A: Of course, and it dates from the same era. As Tim Harford points out in The Logic of Life (a book which I did finally get around to reading), Malthus was another person who came up with a theory that was really good at describing history, but ceased to be true almost at the same moment that he formulated it. Throughout history up to Malthus, production grew arithmetically or not at all, while population growth naturally follows a geometric sequence. Common sense dictated that as the world population continued to grow, its size would quickly outstrip people’s ability to produce food to support themselves. But starting at around 1800, world economic output started down a path that it had never followed before in human history. Output grew even faster than population, and as a result, our standard of living is at a level today that would have been difficult for anyone to imagine two hundred years ago.

Q: So you’re saying the same thing happened to Marx?

A: Precisely. Before the Industrial Revolution, the economic world really was characterized by class struggle. In the old days, you got rich by convincing the people nearby to let you lead them into battle as you conquered territory in order to plunder it and enslave the inhabitants. That was how you gained wealth back then. But look at the most successful people in the modern world; the difference is enormous. Billionaires like the inventors of Google or Facebook, or even overpaid athletes, got to be rich by delivering a product that people want. Most residents of England in 1066 would probably have preferred for William the Conqueror to leave them alone. By contrast, I like google.

We do still see plundering behavior in some parts of the world, which I think provides a clue to the nature of the changes that have taken place since 1800. I am referring to what we now call the “resource curse.” In modern resource-cursed countries, successful people are those who are best at politics, especially its uglier features (e.g. violence, rewarding cronies, suppressing or killing opposition). These are the kinds of behaviors that described the entire world before the Industrial Revolution.

Q: What’s the problem with Marxism, then?

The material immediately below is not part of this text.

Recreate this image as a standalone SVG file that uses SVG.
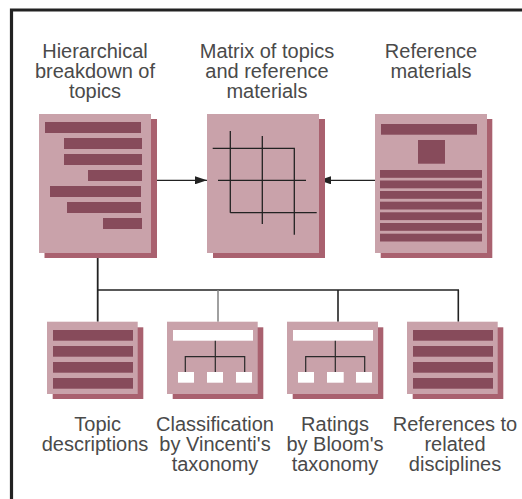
<svg xmlns="http://www.w3.org/2000/svg" width="522" height="499" viewBox="0 0 522 499">
<defs>
<style>
.lbl{font-family:"Liberation Sans",Arial,sans-serif;font-size:20px;fill:#4a4a4a;text-anchor:middle}
.front{fill:#c9a2aa}
.shadow{fill:#a9616f}
.bar{fill:#874b5b}
.wbar{fill:#ffffff}
.grid{stroke:#222;stroke-width:1.3;fill:none}
.tree{stroke:#2a2a2a;stroke-width:1.2;fill:none}
.conn{stroke:#222;fill:none}
</style>
<marker id="ah" viewBox="0 0 12 8" refX="12" refY="4" markerWidth="12" markerHeight="8" markerUnits="userSpaceOnUse" orient="auto">
<path d="M0,0 L12,4 L0,8 Z" fill="#222"/>
</marker>
</defs>
<rect width="522" height="499" fill="#ffffff"/>
<g id="frame">
<path d="M11.5,499 V10 H522" fill="none" stroke="#222" stroke-width="3.2"/>
</g>

<g id="connectors">
<line class="conn" x1="151" y1="180.3" x2="207" y2="180.3" stroke-width="1.3" marker-end="url(#ah)"/>
<line class="conn" x1="375" y1="180.3" x2="319" y2="180.3" stroke-width="1.3" marker-end="url(#ah)"/>
<line class="conn" x1="97.7" y1="258" x2="97.7" y2="321.7" stroke-width="1.8"/>
<line class="conn" x1="97.7" y1="290" x2="459" y2="290" stroke-width="1.4"/>
<line x1="218" y1="290" x2="218" y2="321.7" stroke="#808080" stroke-width="1.5"/>
<line class="conn" x1="338" y1="290" x2="338" y2="321.7" stroke-width="1.6"/>
<line class="conn" x1="458.3" y1="290" x2="458.3" y2="321.7" stroke-width="1.6"/>
</g>

<g id="hierarchical">
<text class="lbl" x="95" y="57.5">Hierarchical</text>
<text class="lbl" x="95" y="78">breakdown of</text>
<text class="lbl" x="95" y="98">topics</text>
<rect class="shadow" x="44.5" y="119" width="112.5" height="139"/>
<rect class="front" x="39" y="114" width="112" height="139"/>
<rect class="bar" x="45" y="122" width="96" height="11"/>
<rect class="bar" x="64" y="138" width="78" height="11"/>
<rect class="bar" x="64" y="154" width="78" height="11"/>
<rect class="bar" x="88" y="170" width="54" height="11"/>
<rect class="bar" x="50" y="186" width="91" height="11"/>
<rect class="bar" x="67" y="202" width="74" height="11"/>
<rect class="bar" x="103" y="218" width="39" height="11"/>
</g>

<g id="matrix">
<text class="lbl" x="267" y="57.5">Matrix of topics</text>
<text class="lbl" x="267" y="78">and reference</text>
<text class="lbl" x="267" y="98">materials</text>
<rect class="shadow" x="213" y="119" width="112" height="139"/>
<rect class="front" x="207" y="114" width="112" height="139"/>
<path class="grid" d="M230.3,131 V212.7 M262.3,136 V224 M294.3,147.7 V234.7 M212.7,148.3 H294.3 M218,180.3 H306 M230.3,212.7 H316.7"/>
</g>

<g id="reference">
<text class="lbl" x="431" y="57.5">Reference</text>
<text class="lbl" x="431" y="78">materials</text>
<rect class="shadow" x="380.7" y="119" width="111.6" height="139"/>
<rect class="front" x="375" y="114" width="112" height="139"/>
<rect class="bar" x="381" y="124" width="96" height="10.7"/>
<rect class="bar" x="418" y="140" width="27" height="23.7"/>
<rect class="bar" x="380" y="170" width="102" height="7.8"/>
<rect class="bar" x="380" y="180.5" width="102" height="7.8"/>
<rect class="bar" x="380" y="191" width="102" height="7.8"/>
<rect class="bar" x="380" y="201.7" width="102" height="7.8"/>
<rect class="bar" x="380" y="212.3" width="102" height="7.8"/>
<rect class="bar" x="380" y="223" width="102" height="7.8"/>
<rect class="bar" x="380" y="233.7" width="102" height="7.8"/>
</g>

<g id="topic-descriptions">
<rect class="shadow" x="52.7" y="327.3" width="90.6" height="71.7"/>
<rect class="front" x="47" y="321.7" width="90.7" height="72.3"/>
<rect class="bar" x="53" y="330" width="80" height="10.7"/>
<rect class="bar" x="53" y="346" width="80" height="10.7"/>
<rect class="bar" x="53" y="362" width="80" height="10.7"/>
<rect class="bar" x="53" y="378" width="80" height="10.7"/>
<text class="lbl" x="97.7" y="430.5">Topic</text>
<text class="lbl" x="95" y="450.5">descriptions</text>
</g>

<g id="classification">
<rect class="shadow" x="172.7" y="327.3" width="90.6" height="71.7"/>
<rect class="front" x="167" y="321.7" width="90.7" height="72.3"/>
<rect class="wbar" x="173" y="330" width="80" height="10.7"/>
<path class="tree" d="M215.3,340.7 V372 M185.3,372 V356.7 H244.7 V372"/>
<rect class="wbar" x="178" y="372" width="16" height="10.7"/>
<rect class="wbar" x="207" y="372" width="16" height="10.7"/>
<rect class="wbar" x="236" y="372" width="16" height="10.7"/>
<text class="lbl" x="215" y="430.5">Classification</text>
<text class="lbl" x="215" y="450.5">by Vincenti's</text>
<text class="lbl" x="215" y="470.5">taxonomy</text>
</g>

<g id="ratings">
<rect class="shadow" x="292.7" y="327.3" width="90.6" height="71.7"/>
<rect class="front" x="287" y="321.7" width="91" height="72.3"/>
<rect class="wbar" x="293" y="330" width="80" height="10.7"/>
<path class="tree" d="M335.3,340.7 V372 M305.7,372 V356.7 H364.7 V372"/>
<rect class="wbar" x="298" y="372" width="16" height="10.7"/>
<rect class="wbar" x="327" y="372" width="16.7" height="10.7"/>
<rect class="wbar" x="356" y="372" width="16" height="10.7"/>
<text class="lbl" x="335" y="430.5">Ratings</text>
<text class="lbl" x="335" y="450.5">by Bloom's</text>
<text class="lbl" x="335" y="470.5">taxonomy</text>
</g>

<g id="references">
<rect class="shadow" x="412.7" y="327.3" width="90.6" height="71.7"/>
<rect class="front" x="407" y="321.7" width="90.7" height="72.3"/>
<rect class="bar" x="413" y="330" width="80" height="10.7"/>
<rect class="bar" x="413" y="346" width="80" height="10.7"/>
<rect class="bar" x="413" y="362" width="80" height="10.7"/>
<rect class="bar" x="413" y="378" width="80" height="10.7"/>
<text class="lbl" x="455" y="430.5">References to</text>
<text class="lbl" x="455" y="450.5">related</text>
<text class="lbl" x="455" y="470.5">disciplines</text>
</g>
</svg>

A: Exactly that it’s suited to the pre-industrial world, or the world of resource-cursed countries, but doesn’t apply to what is properly thought of as the modern economy. These days, you don’t get rich and stay rich by extracting wealth from other people. The reason is that easily extractable wealth forms an ever-smaller part of the overall wealth in the world. Most goods these days are produced by absolutely massive networks, which requires a level of cooperation that is impossible for any one person to fully grasp.

Q: You mean like, Blu-Ray players are too difficult to get people to produce under duress?

A: Sure, but I was thinking even more basic. You know, nobody knows how to make a pencil.

Q: Ugh. You’re still on about that Leonard Read article?

A: Yes! It’s really important! I’ll grant that Libertarians and Hayekians do tend to trot out the same arguments over and over again, but that’s because we think they’re really good. “I, Pencil” represents a big part of the important change that I’m talking about here. Even simple products require a network so complex that there is no single person capable of understanding and managing the whole process.

Q: I don’t get how this negates the idea of class.

A: Because it’s an artificial distinction, and thus has no consequence in the modern world. One complaint that is often raised against industrialization is that it dehumanizes you and separates the worker from the product of his labor. But there is a positive aspect to this that is overlooked: if industrialization does provide me with a way to treat you as a cog in some giant machine, I am going to be concerned, for the sake of my own self-interest, with making sure that you play your part in that machine as productively and efficiently as possible. In an ultra-complicated economy like the one we have today, the way to maximize my own welfare might just be to let you do your own thing and hope to enjoy the positive spillover, rather than trying to micromanage your life.

That’s where the idea of class breaks down. I’ll only take the time and trouble to rally my class together and exploit yours if I have something specific in mind for you to do, and if I think the net benefit of all this work is going to be positive. My chances of doing this successfully are slim, so I resort to treating everybody the same. I don’t really care whether you are upper class, middle class, or lower class. As long as you have some money, my maxim is “Money talks.”

Q: Any other observations you want to throw out here?

A: Heck yes. I think the Iraq War is a great example of the new economic reality. We successfully conquered a country and ended up $1 trillion in the hole because of it. If that’s not evidence that conquering countries for economic benefit is a terrible idea these days, I don’t know what is. Incidentally, when I’m wearing my anarchist hat, this is my favorite argument against the idea the “National Defense” is an essential public good.

Q: Then again, whether you profit from conquering a country might be a function of the type of government you have at home. Perhaps if we had just gone in, stolen their oil, and left, we would have benefited.

A: Fair point. But it could be a function of the people within the country being invaded, too. Even without a national army, I don’t think Americans would give up their resources too easily. I think that people who assume we would be helpless without a national army greatly underestimate the costs, and overestimate the benefits of invading America.

Q: Alright, I think we’re done here. Thanks, it’s been fun.

A: Yeah, I was all over the map in this one. I guess I won’t be able to yell at Thomas for being off-topic, no matter what he decides to say in response to this.